■ **Code that draws figures**:
::::::

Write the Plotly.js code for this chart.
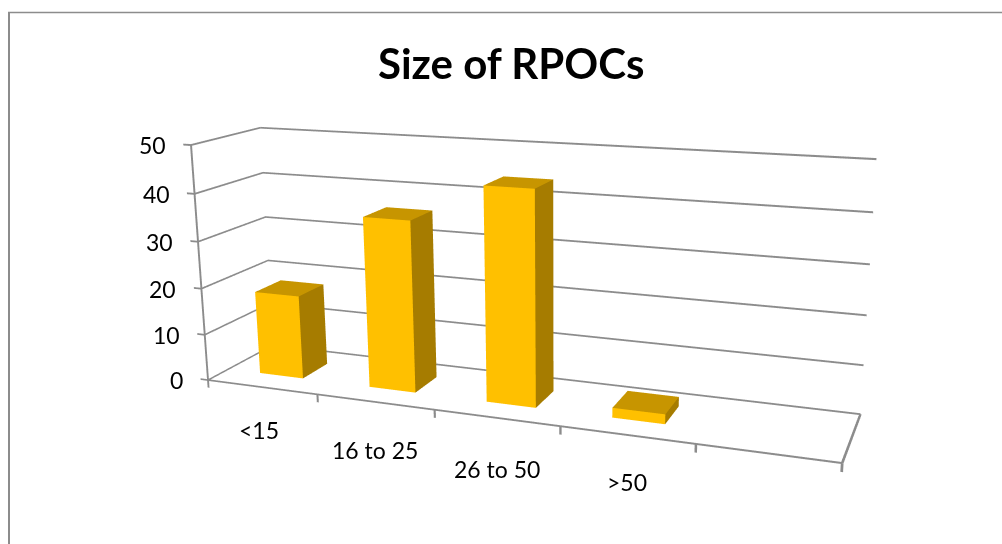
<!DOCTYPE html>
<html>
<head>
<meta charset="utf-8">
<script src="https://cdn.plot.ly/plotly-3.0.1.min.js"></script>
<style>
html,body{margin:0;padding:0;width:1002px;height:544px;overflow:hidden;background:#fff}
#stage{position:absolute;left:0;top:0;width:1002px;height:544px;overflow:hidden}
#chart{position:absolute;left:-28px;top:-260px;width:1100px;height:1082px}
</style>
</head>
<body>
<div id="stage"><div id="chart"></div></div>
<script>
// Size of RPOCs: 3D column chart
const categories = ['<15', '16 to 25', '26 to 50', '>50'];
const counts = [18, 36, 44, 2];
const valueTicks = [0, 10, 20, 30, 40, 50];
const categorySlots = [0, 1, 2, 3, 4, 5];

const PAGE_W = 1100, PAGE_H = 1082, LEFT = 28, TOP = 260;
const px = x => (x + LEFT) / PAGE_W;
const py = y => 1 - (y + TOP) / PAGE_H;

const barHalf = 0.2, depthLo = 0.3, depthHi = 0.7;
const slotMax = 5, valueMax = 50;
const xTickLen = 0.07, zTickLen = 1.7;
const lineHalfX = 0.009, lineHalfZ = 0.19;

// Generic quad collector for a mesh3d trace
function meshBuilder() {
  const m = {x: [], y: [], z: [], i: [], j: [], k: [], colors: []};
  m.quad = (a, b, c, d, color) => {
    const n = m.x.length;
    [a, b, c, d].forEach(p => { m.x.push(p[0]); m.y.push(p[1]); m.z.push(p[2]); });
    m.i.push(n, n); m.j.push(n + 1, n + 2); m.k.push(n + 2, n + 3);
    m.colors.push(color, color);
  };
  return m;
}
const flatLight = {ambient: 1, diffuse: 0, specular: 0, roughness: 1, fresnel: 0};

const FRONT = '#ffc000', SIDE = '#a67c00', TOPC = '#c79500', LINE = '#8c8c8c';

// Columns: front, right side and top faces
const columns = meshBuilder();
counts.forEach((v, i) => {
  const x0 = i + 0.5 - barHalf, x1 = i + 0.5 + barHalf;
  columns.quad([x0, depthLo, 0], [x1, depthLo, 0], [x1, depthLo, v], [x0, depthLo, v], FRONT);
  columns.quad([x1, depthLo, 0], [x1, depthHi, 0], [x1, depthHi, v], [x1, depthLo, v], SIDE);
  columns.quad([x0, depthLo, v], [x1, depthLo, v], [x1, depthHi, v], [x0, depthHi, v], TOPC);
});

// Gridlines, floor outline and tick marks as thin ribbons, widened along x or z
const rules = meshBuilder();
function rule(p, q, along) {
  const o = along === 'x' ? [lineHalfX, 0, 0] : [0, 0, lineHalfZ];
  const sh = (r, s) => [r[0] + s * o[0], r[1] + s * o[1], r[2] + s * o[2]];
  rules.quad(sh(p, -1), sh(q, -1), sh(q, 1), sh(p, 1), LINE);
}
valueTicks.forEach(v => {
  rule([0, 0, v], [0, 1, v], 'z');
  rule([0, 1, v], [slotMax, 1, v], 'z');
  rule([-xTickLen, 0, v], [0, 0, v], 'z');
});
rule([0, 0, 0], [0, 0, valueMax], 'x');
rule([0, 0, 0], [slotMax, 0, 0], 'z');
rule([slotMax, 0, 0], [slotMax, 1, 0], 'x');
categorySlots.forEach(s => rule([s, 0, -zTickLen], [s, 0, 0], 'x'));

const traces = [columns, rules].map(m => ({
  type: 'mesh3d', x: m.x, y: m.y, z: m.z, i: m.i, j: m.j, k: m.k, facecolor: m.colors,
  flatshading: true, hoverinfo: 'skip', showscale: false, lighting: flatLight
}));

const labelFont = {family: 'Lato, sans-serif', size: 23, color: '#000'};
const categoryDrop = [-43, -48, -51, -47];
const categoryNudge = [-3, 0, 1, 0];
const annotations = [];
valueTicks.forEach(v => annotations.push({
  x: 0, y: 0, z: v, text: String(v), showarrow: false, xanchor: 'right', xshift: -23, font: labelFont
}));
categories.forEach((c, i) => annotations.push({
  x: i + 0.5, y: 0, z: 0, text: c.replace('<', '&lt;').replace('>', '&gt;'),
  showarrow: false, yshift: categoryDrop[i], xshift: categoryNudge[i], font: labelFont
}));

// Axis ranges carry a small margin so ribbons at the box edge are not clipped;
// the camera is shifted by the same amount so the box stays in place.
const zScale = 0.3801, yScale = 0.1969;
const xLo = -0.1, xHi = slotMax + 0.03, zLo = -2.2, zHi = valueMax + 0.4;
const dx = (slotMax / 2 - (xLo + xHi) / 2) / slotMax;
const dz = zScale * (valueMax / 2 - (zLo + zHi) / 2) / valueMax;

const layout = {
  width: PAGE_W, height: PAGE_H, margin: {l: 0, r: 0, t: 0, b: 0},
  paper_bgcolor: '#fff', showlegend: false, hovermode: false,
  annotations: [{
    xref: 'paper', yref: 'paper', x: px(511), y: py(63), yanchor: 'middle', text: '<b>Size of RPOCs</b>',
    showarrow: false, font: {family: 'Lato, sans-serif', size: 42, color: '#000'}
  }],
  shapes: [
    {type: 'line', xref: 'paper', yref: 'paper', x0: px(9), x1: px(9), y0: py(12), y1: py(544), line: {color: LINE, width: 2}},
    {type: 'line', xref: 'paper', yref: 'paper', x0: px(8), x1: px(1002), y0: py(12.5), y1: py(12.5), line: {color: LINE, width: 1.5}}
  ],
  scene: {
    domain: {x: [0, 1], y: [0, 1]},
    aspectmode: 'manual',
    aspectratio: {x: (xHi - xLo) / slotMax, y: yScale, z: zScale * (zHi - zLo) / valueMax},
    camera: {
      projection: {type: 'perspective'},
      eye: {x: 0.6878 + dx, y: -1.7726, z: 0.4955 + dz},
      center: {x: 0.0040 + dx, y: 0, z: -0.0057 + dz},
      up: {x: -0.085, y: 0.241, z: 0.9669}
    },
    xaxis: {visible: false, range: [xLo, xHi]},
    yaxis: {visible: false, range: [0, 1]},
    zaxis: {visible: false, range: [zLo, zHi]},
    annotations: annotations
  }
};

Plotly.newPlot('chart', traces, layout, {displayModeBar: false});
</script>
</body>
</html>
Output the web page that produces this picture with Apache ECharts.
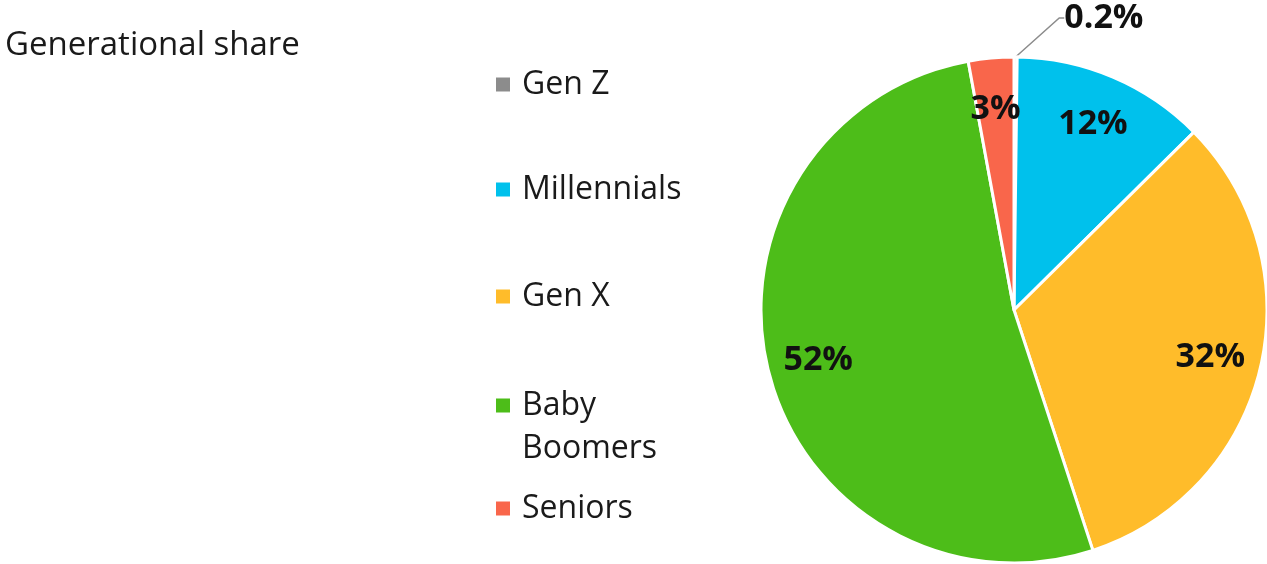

::::::

■ **Objective**:
The lines from the start of the data through the line that contains "const lineHalfX = 0.009, lineHalfZ = 0.19;" are to be returned exactly, please, with both ends included and every picture left out.

■ **Exercise result**:
Write the Plotly.js code for this chart.
<!DOCTYPE html>
<html>
<head>
<meta charset="utf-8">
<script src="https://cdn.plot.ly/plotly-3.0.1.min.js"></script>
<style>
html,body{margin:0;padding:0;width:1002px;height:544px;overflow:hidden;background:#fff}
#stage{position:absolute;left:0;top:0;width:1002px;height:544px;overflow:hidden}
#chart{position:absolute;left:-28px;top:-260px;width:1100px;height:1082px}
</style>
</head>
<body>
<div id="stage"><div id="chart"></div></div>
<script>
// Size of RPOCs: 3D column chart
const categories = ['<15', '16 to 25', '26 to 50', '>50'];
const counts = [18, 36, 44, 2];
const valueTicks = [0, 10, 20, 30, 40, 50];
const categorySlots = [0, 1, 2, 3, 4, 5];

const PAGE_W = 1100, PAGE_H = 1082, LEFT = 28, TOP = 260;
const px = x => (x + LEFT) / PAGE_W;
const py = y => 1 - (y + TOP) / PAGE_H;

const barHalf = 0.2, depthLo = 0.3, depthHi = 0.7;
const slotMax = 5, valueMax = 50;
const xTickLen = 0.07, zTickLen = 1.7;
const lineHalfX = 0.009, lineHalfZ = 0.19;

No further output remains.